While in London, I also met the folks from Fighting Films, which produced these great videos featuring colour commentary by Neil Adams. I asked them why these videos were not available in the USA. They said it was too expensive to export them there. So, I worked out a deal with them to have the videos (VHS, mind you) reproduced in Texas, where I was studying and I would sell them through mail order and at judo competitions throughout the USA. I would pay them an agreed royalty per video reproduced. Nicolas had also given me a set of books to try to sell in the USA. He told me once those sold out, I could order more and he would ship them out to me. Selling Ippon Books and Fighting Film products while I was still in college was the start of my long-term relationship with these companies.
When I got back to the States, it became apparent to me how inadequate my judo training was at the university. I joined the wrestling club just so I could get more training.
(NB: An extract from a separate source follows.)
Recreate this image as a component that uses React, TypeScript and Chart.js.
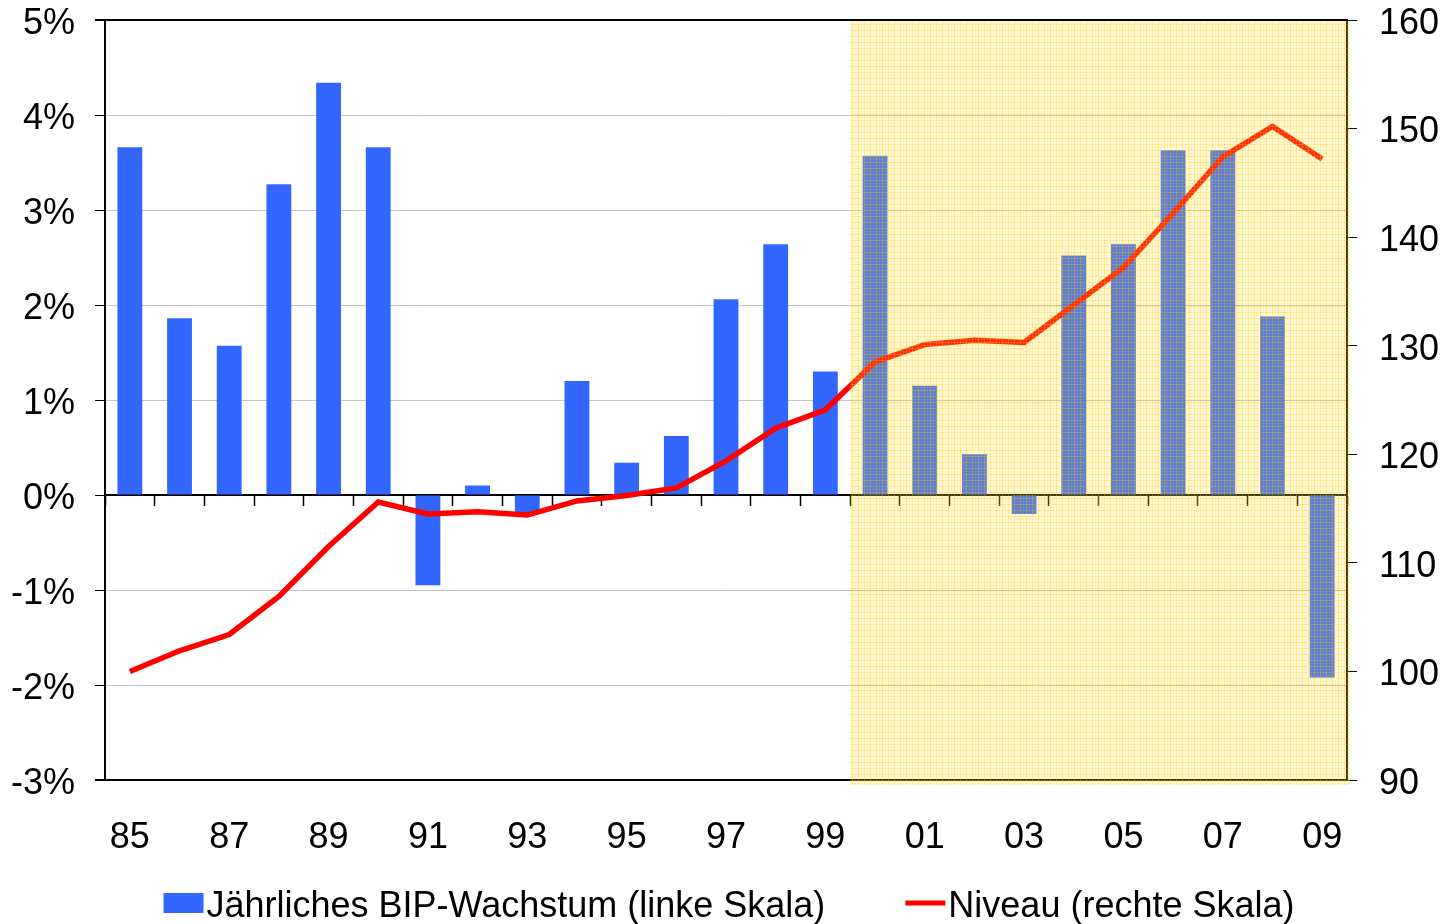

I would also encourage and cajole friends, roommates, classmates and anybody I could find to train judo with me.
When I went to the university dojo, which was open every day (even when there was no judo class), I would bring along an extra set of judogi. Whenever someone peered into the dojo, I would invite them to come in and ask them if they would like to try judo. I did judo with karate people, taekwondo people, aikido people. Just about anyone who was willing to give judo a try.
It wasn’t an optimal situation but it allowed me to train every day. It would have to do for the next nine months until I could go back to Camberley again the following summer.